Eine häufige Art von DNA-Veränderung, die zu Leukämie führen kann, ist die so genannte Chromosomenverschiebung. Die menschliche DNA ist in 23 Chromosomenpaaren verpackt. Bei einer Translokation bricht die DNA von einem Chromosom ab und heftet sich an ein anderes Chromosom. Die Stelle auf dem Chromosom, an der die Abtrennung erfolgt, kann Onkogene oder Tumorsuppressorgene beeinflussen. Eine Translokation, die in fast allen Fällen von chronisch-myeloischer Leukämie (CML) im Kindesalter und in einigen Fällen von akuter lymphatischer Leukämie (ALL) im Kindesalter vorkommt, ist zum Beispiel ein DNA-Austausch zwischen den Chromosomen 9 und 22, der zu einem so genannten Philadelphia-Chromosom führt. Dadurch entsteht ein als BCR-ABL bekanntes Onkogen, das das Wachstum der Leukämiezellen fördert.
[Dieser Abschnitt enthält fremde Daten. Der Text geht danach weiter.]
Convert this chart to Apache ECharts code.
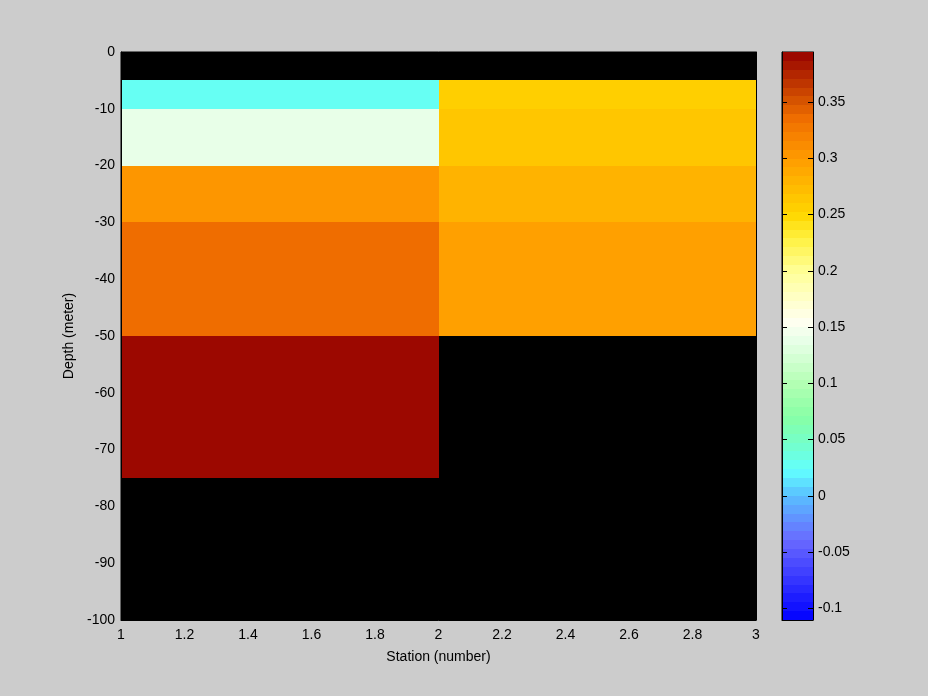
<!DOCTYPE html>
<html>
<head>
<meta charset="utf-8">
<script src="https://cdn.jsdelivr.net/npm/echarts@6/dist/echarts.min.js"></script>
<style>
html,body{margin:0;padding:0;background:#cccccc;}
#chart{width:928px;height:696px;}
</style>
</head>
<body>
<div id="chart"></div>
<script>
// ---- data ----
const stationEdges = [1, 2, 3];
const depthEdges = [0, -5, -10, -20, -30, -50, -75, -100];
const station1Values = [null, 0.024, 0.14, 0.307, 0.335, 0.39, null];
const station2Values = [null, 0.255, 0.268, 0.28, 0.297, null, null];
const xTickValues = [1, 1.2, 1.4, 1.6, 1.8, 2, 2.2, 2.4, 2.6, 2.8, 3];
const yTickValues = [0, -10, -20, -30, -40, -50, -60, -70, -80, -90, -100];
const colorbarTicks = [-0.1, -0.05, 0, 0.05, 0.1, 0.15, 0.2, 0.25, 0.3, 0.35];
const cMin = -0.1104;
const cMax = 0.3946;

// ---- colormap (64 levels, interpolated between anchor colours) ----
const anchors = [
  [-0.1104, [0, 0, 255]],
  [-0.04, [105, 105, 255]],
  [0.0, [90, 190, 255]],
  [0.022, [98, 255, 255]],
  [0.045, [115, 255, 205]],
  [0.07, [135, 255, 165]],
  [0.10, [180, 255, 180]],
  [0.14, [235, 255, 235]],
  [0.155, [255, 255, 240]],
  [0.2, [255, 255, 150]],
  [0.23, [255, 240, 60]],
  [0.25, [255, 215, 0]],
  [0.3, [255, 155, 0]],
  [0.335, [240, 110, 0]],
  [0.35, [215, 85, 0]],
  [0.3946, [150, 0, 0]]
];
const NLEV = 64;
function interpColor(v) {
  if (v <= anchors[0][0]) return anchors[0][1];
  for (let i = 1; i < anchors.length; i++) {
    if (v <= anchors[i][0]) {
      const a = anchors[i - 1], b = anchors[i];
      const t = (v - a[0]) / (b[0] - a[0]);
      return a[1].map((c, k) => Math.round(c + (b[1][k] - c) * t));
    }
  }
  return anchors[anchors.length - 1][1];
}
const cmap = [];
for (let i = 0; i < NLEV; i++) {
  const v = cMin + (i + 0.5) * (cMax - cMin) / NLEV;
  const c = interpColor(v);
  cmap.push('rgb(' + c.join(',') + ')');
}
function levelOf(v) {
  let idx = Math.floor((v - cMin) / (cMax - cMin) * NLEV);
  return Math.max(0, Math.min(NLEV - 1, idx));
}

// ---- cells ----
const columns = [station1Values, station2Values];
const cells = [];
columns.forEach((vals, ci) => {
  vals.forEach((v, ri) => {
    if (v === null) return;
    cells.push([stationEdges[ci], stationEdges[ci + 1], depthEdges[ri], depthEdges[ri + 1], v]);
  });
});
const barCells = [];
for (let i = 0; i < NLEV; i++) {
  barCells.push([0, 1, cMin + i * (cMax - cMin) / NLEV, cMin + (i + 1) * (cMax - cMin) / NLEV, i]);
}

const FONT = 'Liberation Sans';
const labelStyle = {color: '#000', fontFamily: FONT, fontSize: 14};

function rectItem(params, api, color) {
  const p0 = api.coord([api.value(0), api.value(2)]);
  const p1 = api.coord([api.value(1), api.value(3)]);
  const x0 = Math.round(Math.min(p0[0], p1[0])), x1 = Math.round(Math.max(p0[0], p1[0]));
  const y0 = Math.round(Math.min(p0[1], p1[1])), y1 = Math.round(Math.max(p0[1], p1[1]));
  return {
    type: 'rect',
    shape: {x: x0, y: y0, width: x1 - x0, height: y1 - y0},
    style: {fill: color, stroke: null}
  };
}

const chart = echarts.init(document.getElementById('chart'), null, {renderer: 'canvas'});
const tickStyle = {show: true, inside: true, length: 5, lineStyle: {color: '#000'}};
const lineOnly = {show: true, onZero: false, lineStyle: {color: '#000'}};
chart.setOption({
  backgroundColor: '#cccccc',
  animation: false,
  grid: [
    {left: 121, top: 52, width: 635, height: 568, show: true, backgroundColor: '#000', borderColor: '#000', borderWidth: 1},
    {left: 782, top: 52, width: 31, height: 568, show: true, backgroundColor: 'transparent', borderColor: '#000', borderWidth: 1}
  ],
  xAxis: [
    {
      type: 'value', gridIndex: 0, min: 1, max: 3, interval: 0.2, position: 'bottom', z: 10,
      name: 'Station (number)', nameLocation: 'middle', nameGap: 30,
      nameTextStyle: labelStyle,
      axisLine: lineOnly,
      axisTick: {show: false},
      axisLabel: Object.assign({margin: 8}, labelStyle),
      splitLine: {show: false}
    },
    {
      type: 'value', gridIndex: 1, min: 0, max: 1, position: 'bottom', z: 10,
      axisLine: lineOnly, axisTick: {show: false}, axisLabel: {show: false}, splitLine: {show: false}
    }
  ],
  yAxis: [
    {
      type: 'value', gridIndex: 0, min: -100, max: 0, interval: 10, position: 'left', z: 10,
      name: 'Depth (meter)', nameLocation: 'middle', nameGap: 43,
      nameTextStyle: labelStyle,
      axisLine: lineOnly,
      axisTick: {show: false},
      axisLabel: Object.assign({margin: 6}, labelStyle),
      splitLine: {show: false}
    },
    {
      type: 'value', gridIndex: 1, min: cMin, max: cMax, position: 'right', z: 10,
      axisLine: lineOnly,
      axisTick: Object.assign({customValues: colorbarTicks}, tickStyle),
      axisLabel: Object.assign({margin: 5, customValues: colorbarTicks}, labelStyle),
      splitLine: {show: false}
    },
    {
      type: 'value', gridIndex: 1, min: cMin, max: cMax, position: 'left', z: 10,
      axisLine: lineOnly,
      axisTick: Object.assign({customValues: colorbarTicks}, tickStyle),
      axisLabel: {show: false},
      splitLine: {show: false}
    },
    {
      type: 'value', gridIndex: 0, min: -100, max: 0, position: 'right', z: 10,
      axisLine: lineOnly, axisTick: {show: false}, axisLabel: {show: false}, splitLine: {show: false}
    }
  ],
  series: [
    {
      type: 'custom', xAxisIndex: 0, yAxisIndex: 0,
      data: cells,
      renderItem: function (params, api) {
        return rectItem(params, api, cmap[levelOf(api.value(4))]);
      },
      z: 1
    },
    {
      type: 'custom', xAxisIndex: 1, yAxisIndex: 1,
      data: barCells,
      renderItem: function (params, api) {
        return rectItem(params, api, cmap[api.value(4)]);
      },
      z: 1
    }
  ]
});
</script>
</body>
</html>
Bei Leukämien im Kindesalter wurden auch viele andere Veränderungen an Chromosomen oder bestimmten Genen entdeckt.
Ererbte versus erworbene genetische Mutationen
Einige Kinder erben von einem Elternteil DNA-Mutationen, die ihr Krebsrisiko erhöhen können (siehe Risikofaktoren für Leukämie bei Kindern). So erhöht beispielsweise das so genannte Li-Fraumeni-Syndrom, das aus einer vererbten Mutation des Tumorsuppressorgens TP53 resultiert, das Risiko einer Person, an Leukämie und einigen anderen Krebsarten zu erkranken.
Bestimmte Erbkrankheiten können das Leukämierisiko erhöhen, aber die meisten Leukämien bei Kindern scheinen nicht durch vererbte Mutationen verursacht zu werden. Leukämiebedingte DNA-Mutationen entstehen in der Regel nach der Empfängnis und werden nicht vererbt. Einige dieser erworbenen Mutationen können schon früh, sogar vor der Geburt, auftreten. In seltenen Fällen können erworbene Mutationen die Folge einer Exposition gegenüber Strahlung oder krebserregenden Chemikalien sein, häufiger jedoch treten sie ohne erkennbaren Grund auf.
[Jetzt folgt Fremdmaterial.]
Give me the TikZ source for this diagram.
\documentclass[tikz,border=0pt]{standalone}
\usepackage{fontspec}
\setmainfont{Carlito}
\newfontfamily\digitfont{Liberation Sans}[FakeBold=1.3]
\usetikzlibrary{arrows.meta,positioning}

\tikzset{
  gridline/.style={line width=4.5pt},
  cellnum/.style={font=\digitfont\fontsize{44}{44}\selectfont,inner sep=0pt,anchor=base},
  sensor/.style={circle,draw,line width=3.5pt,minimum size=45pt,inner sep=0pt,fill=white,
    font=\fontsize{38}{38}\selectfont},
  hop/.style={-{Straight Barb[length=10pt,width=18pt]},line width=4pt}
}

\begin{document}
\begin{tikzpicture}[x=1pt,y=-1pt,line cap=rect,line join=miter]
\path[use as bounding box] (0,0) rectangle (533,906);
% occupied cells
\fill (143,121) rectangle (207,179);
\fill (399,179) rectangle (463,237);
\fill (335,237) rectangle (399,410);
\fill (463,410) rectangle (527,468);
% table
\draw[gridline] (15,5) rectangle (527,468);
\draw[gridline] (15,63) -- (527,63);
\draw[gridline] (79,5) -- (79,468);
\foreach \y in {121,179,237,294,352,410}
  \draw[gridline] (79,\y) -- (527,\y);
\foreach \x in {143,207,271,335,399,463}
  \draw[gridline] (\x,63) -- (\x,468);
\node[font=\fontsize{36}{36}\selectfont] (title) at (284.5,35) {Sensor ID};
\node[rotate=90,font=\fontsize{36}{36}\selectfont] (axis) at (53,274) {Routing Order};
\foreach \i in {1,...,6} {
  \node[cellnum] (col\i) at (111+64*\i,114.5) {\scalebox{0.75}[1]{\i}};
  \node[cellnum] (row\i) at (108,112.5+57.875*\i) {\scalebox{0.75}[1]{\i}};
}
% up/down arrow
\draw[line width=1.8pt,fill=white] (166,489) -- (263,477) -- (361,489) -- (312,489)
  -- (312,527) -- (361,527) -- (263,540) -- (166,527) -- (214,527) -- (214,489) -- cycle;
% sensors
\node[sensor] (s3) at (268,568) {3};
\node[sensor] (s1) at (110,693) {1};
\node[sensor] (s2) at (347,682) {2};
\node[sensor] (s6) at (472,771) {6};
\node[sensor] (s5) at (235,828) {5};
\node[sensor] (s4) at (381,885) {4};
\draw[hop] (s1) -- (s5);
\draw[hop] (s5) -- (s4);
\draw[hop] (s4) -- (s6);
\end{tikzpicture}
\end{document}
Kombinationen von genetischen und Umweltfaktoren
Einigen Studien zufolge können viele Leukämien im Kindesalter durch eine Kombination von genetischen und Umweltfaktoren verursacht werden. Zum Beispiel:
Bestimmte Gene steuern normalerweise die Art und Weise, wie unser Körper schädliche Chemikalien abbaut und ausscheidet. Manche Menschen haben andere Versionen dieser Gene, die sie weniger wirksam machen. Kinder, die eine dieser genetischen Veränderungen geerbt haben, sind möglicherweise nicht in der Lage, schädliche Chemikalien abzubauen, wenn sie ihnen ausgesetzt sind. Die Kombination von genetischen Faktoren und Exposition kann ihr Leukämierisiko erhöhen.
Einige Forschungsergebnisse deuten darauf hin, dass einige Leukämien im Kindesalter durch eine Kombination von bestimmten genetischen Veränderungen, die sehr früh im Leben auftreten, und einer späteren Exposition gegenüber bestimmten Viren verursacht werden können. Diese „verzögerte Infektion“ (nach dem ersten Lebensjahr) kann das Immunsystem in einer Weise beeinträchtigen, die zu Leukämie führt. Weitere Informationen finden Sie unter Was gibt es Neues in der Leukämieforschung bei Kindern?
Die Erforschung dieser und anderer möglicher Ursachen von Leukämien im Kindesalter geht weiter. Die Ursache der meisten Leukämieerkrankungen im Kindesalter ist jedoch nicht mit Sicherheit bekannt. Außerdem können die verschiedenen Arten von Leukämie im Kindesalter jeweils unterschiedliche Ursachen haben.